-- WRITTEN PROBLEM --
Only the lines holding the string "this" are needed. Copy each one.

Plotting code records:
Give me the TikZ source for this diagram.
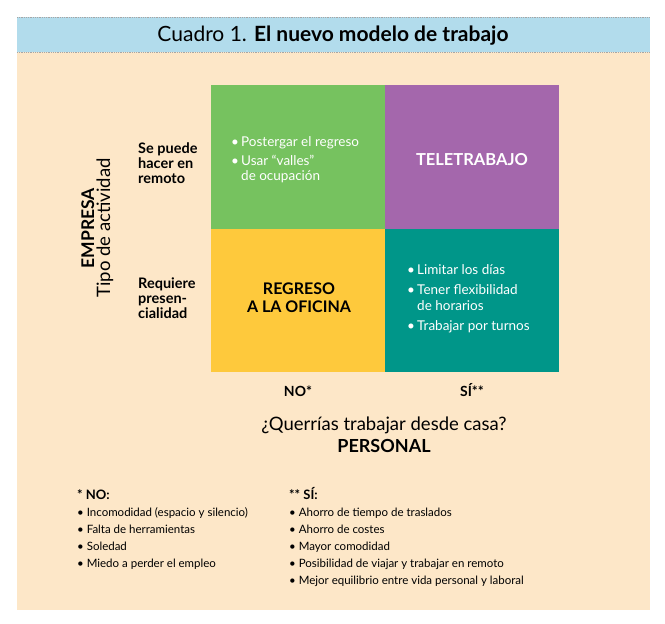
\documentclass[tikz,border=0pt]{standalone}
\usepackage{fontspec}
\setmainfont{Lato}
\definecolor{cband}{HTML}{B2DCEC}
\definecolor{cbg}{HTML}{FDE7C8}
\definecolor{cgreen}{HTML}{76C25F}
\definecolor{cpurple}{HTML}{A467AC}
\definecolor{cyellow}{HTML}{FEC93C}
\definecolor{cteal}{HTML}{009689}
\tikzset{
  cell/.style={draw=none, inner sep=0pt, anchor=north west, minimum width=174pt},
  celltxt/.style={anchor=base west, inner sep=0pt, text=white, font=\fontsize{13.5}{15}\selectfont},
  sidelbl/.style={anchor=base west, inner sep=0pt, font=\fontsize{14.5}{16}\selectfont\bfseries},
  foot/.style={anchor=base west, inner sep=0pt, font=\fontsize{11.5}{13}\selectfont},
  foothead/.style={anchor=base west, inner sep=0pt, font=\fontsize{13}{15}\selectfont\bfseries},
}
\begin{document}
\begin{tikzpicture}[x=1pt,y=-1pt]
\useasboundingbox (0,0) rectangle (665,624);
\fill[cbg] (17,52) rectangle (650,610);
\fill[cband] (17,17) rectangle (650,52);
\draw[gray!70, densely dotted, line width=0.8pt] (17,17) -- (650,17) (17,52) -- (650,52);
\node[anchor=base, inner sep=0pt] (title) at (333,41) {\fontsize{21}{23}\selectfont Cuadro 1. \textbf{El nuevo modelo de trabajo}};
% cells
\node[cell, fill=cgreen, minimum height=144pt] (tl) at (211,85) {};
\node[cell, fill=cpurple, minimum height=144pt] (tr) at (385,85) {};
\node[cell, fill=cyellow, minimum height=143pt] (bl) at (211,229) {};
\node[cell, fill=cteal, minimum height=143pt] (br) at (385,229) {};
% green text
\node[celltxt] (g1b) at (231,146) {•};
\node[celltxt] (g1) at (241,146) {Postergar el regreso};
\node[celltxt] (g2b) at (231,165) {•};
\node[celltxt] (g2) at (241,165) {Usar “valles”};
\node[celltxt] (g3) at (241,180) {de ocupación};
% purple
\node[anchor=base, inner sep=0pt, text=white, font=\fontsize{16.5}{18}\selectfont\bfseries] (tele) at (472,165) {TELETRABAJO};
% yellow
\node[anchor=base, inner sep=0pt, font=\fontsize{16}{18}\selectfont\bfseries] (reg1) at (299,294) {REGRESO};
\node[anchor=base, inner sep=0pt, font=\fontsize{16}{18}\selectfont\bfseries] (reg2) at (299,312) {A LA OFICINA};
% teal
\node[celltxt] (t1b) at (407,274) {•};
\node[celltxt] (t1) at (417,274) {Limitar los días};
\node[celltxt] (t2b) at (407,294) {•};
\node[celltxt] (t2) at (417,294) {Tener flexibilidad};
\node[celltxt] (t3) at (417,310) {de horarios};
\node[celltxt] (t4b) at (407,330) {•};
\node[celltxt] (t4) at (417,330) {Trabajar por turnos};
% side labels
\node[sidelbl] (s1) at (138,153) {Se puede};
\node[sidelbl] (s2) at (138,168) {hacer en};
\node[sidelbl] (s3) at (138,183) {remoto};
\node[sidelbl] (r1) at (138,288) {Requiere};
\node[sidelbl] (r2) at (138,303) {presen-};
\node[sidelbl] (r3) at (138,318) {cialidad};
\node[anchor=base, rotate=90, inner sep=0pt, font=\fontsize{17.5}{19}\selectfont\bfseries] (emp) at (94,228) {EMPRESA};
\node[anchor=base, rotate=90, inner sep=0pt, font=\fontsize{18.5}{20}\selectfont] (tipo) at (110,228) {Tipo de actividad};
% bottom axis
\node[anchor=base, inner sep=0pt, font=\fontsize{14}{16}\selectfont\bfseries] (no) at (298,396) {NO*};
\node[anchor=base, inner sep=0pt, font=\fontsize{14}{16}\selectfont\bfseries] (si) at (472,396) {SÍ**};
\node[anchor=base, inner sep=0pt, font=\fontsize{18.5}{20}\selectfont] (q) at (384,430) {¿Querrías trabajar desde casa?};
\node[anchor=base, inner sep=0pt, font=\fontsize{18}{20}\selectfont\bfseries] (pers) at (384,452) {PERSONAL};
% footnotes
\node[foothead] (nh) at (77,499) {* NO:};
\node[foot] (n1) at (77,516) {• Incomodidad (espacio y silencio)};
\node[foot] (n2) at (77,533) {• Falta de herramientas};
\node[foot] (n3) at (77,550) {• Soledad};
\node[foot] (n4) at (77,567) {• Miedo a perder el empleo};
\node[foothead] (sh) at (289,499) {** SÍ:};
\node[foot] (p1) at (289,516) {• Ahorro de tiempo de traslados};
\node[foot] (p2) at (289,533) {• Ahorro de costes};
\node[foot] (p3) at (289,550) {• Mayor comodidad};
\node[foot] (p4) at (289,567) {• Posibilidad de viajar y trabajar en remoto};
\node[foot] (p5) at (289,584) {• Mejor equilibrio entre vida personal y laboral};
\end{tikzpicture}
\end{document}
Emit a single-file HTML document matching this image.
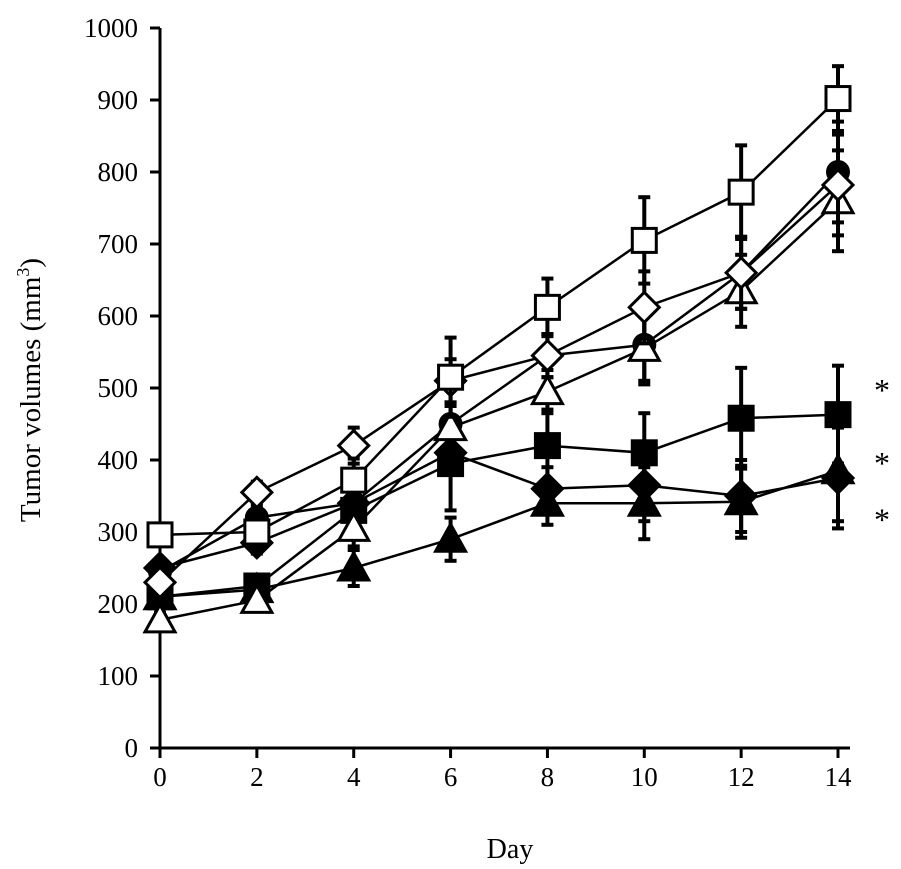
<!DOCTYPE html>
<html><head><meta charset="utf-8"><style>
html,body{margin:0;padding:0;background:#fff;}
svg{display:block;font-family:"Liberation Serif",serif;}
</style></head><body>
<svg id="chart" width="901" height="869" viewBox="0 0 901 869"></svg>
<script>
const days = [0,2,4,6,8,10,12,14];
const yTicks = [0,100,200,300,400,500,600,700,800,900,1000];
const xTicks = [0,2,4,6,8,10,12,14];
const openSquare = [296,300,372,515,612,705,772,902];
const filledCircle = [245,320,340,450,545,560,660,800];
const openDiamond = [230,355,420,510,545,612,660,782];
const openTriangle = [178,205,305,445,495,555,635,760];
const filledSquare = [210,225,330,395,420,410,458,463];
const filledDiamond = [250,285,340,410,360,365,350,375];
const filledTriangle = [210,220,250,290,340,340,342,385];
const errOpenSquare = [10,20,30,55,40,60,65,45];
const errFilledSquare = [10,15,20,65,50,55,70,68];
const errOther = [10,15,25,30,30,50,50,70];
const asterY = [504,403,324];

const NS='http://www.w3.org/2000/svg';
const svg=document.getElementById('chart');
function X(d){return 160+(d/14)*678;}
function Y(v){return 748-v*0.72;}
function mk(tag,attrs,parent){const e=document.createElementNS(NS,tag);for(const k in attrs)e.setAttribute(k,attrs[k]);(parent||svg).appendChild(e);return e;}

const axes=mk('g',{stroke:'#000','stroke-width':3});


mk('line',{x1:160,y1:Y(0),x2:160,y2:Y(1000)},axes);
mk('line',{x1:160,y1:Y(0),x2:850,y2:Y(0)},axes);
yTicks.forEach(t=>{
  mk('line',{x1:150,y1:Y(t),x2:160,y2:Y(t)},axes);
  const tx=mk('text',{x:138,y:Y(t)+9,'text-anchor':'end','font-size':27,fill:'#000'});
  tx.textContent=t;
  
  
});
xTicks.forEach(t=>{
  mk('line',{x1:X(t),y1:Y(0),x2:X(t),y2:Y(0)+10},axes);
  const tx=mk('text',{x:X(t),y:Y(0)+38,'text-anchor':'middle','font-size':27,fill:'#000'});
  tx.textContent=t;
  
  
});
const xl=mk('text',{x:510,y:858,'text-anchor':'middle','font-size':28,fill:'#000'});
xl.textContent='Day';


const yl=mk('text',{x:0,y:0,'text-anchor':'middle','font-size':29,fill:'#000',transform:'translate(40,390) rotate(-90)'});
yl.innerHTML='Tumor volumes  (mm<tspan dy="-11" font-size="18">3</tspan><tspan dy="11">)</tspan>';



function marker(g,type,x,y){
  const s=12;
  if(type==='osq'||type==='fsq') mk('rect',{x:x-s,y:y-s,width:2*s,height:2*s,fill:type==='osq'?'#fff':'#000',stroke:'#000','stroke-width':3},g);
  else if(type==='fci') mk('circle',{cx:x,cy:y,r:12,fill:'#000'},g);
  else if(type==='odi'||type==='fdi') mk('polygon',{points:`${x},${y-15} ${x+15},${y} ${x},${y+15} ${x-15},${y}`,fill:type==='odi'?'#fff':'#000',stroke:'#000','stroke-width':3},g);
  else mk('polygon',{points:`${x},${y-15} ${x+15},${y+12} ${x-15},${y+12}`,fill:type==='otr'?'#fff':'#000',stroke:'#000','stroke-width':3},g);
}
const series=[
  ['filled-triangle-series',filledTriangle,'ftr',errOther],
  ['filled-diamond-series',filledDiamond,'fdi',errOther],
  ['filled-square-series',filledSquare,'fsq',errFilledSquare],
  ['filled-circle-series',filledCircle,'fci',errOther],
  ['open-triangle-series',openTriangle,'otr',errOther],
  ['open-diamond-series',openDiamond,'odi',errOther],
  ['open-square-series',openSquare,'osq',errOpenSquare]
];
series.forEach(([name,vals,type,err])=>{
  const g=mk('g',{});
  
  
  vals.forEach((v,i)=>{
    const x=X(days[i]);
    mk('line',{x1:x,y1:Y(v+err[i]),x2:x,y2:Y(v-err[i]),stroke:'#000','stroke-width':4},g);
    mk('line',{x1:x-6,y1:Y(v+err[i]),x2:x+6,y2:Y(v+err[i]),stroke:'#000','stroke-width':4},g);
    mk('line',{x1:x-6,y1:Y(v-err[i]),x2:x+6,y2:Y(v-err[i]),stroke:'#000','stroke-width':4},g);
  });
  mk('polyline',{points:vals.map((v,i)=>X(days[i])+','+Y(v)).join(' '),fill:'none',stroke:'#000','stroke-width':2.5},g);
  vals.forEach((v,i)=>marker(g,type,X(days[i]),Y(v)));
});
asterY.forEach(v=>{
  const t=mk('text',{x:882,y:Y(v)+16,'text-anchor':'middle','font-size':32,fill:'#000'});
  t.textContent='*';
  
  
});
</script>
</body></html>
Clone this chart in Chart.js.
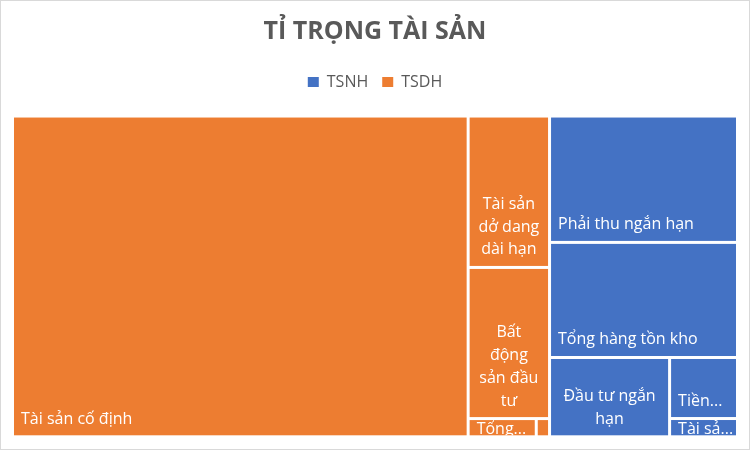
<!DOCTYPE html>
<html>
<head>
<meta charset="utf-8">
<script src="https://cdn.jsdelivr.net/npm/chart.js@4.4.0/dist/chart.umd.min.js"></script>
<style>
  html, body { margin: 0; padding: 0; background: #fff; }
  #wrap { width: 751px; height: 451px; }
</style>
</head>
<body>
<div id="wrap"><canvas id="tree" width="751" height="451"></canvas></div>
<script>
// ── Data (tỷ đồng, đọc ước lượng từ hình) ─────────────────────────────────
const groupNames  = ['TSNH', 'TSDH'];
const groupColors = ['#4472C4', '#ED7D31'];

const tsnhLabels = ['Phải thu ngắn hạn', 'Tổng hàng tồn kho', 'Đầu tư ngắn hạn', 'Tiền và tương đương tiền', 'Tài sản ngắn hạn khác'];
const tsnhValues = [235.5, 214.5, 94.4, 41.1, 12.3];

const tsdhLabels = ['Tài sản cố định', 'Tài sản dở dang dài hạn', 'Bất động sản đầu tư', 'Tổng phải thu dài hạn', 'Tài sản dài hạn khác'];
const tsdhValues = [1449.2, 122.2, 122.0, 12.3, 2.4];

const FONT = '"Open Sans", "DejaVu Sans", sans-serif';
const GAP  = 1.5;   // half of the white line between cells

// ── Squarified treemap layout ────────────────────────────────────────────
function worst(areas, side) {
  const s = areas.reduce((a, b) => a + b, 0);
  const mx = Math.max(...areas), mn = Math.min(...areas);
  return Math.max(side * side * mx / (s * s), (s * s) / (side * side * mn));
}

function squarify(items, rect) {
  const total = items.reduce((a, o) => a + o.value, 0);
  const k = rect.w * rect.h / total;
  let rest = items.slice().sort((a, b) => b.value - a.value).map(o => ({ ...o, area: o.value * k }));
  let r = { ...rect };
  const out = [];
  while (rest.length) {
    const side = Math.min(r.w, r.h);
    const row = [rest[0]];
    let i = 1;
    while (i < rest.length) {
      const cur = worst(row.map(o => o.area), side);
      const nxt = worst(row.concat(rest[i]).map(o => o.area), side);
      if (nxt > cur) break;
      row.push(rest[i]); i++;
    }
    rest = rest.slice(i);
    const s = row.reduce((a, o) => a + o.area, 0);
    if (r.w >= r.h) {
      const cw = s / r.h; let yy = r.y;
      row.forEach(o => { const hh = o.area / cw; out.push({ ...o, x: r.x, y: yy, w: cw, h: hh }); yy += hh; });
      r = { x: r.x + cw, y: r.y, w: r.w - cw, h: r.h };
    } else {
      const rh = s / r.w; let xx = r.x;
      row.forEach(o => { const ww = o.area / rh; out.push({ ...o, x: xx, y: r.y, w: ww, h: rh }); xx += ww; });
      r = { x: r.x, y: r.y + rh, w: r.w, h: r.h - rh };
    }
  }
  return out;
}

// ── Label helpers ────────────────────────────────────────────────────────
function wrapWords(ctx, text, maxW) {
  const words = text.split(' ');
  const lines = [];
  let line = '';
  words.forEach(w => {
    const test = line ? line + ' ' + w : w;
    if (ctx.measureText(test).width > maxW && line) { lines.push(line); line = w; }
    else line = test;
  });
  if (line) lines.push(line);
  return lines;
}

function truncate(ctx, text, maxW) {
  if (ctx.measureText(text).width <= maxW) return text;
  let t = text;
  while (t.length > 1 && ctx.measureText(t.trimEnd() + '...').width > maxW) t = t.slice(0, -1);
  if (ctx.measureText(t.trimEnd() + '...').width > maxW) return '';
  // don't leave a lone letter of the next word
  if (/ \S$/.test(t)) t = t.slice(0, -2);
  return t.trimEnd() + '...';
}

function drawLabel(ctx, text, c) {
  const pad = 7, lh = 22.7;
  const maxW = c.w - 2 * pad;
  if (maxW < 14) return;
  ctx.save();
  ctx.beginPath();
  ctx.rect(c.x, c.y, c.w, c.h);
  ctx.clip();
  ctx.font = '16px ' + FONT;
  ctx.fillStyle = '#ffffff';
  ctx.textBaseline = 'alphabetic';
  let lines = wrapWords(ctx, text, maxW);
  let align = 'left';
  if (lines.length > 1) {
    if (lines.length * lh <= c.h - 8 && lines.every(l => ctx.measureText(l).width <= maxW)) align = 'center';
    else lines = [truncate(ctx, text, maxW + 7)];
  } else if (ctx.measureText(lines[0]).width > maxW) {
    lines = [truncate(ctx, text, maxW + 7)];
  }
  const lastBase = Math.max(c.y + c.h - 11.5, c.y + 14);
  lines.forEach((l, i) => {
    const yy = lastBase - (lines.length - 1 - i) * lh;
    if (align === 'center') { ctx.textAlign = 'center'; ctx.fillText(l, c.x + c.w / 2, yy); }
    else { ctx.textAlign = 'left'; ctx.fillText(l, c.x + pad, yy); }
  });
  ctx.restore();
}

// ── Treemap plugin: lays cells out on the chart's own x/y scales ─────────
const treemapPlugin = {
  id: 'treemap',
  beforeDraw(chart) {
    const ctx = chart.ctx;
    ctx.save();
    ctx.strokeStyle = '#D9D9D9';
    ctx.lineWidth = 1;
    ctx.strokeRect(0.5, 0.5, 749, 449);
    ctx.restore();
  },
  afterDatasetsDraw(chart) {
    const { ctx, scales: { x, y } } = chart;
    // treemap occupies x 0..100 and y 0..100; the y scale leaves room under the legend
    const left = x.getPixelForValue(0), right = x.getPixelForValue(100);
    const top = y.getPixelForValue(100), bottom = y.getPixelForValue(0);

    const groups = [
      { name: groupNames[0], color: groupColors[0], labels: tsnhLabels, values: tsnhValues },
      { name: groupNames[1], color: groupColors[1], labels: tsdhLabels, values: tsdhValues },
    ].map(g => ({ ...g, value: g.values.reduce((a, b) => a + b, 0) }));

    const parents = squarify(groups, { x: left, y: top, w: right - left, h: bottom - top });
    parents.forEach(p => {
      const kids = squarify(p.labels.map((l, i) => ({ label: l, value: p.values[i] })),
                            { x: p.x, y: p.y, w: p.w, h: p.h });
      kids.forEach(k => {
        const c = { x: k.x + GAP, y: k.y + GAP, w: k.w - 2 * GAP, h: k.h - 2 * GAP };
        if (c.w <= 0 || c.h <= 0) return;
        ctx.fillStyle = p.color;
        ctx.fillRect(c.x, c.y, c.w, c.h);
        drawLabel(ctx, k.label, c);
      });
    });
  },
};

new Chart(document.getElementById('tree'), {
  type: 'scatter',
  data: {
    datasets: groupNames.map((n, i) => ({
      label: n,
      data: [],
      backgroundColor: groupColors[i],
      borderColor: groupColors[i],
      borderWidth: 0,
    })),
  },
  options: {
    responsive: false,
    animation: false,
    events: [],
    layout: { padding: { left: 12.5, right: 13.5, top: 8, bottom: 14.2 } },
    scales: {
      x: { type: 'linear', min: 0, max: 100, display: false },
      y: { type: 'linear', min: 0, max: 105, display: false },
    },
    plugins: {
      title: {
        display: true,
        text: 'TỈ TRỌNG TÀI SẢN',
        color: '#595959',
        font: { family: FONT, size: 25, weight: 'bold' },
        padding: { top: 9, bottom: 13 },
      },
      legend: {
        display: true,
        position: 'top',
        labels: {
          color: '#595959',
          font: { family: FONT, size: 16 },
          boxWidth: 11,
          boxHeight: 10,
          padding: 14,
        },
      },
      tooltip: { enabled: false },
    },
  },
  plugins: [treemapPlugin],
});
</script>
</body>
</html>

-- OUTPUT --
Give me the TikZ source for this diagram.
Emit a single-file HTML document matching this image.
Clone this chart in Chart.js.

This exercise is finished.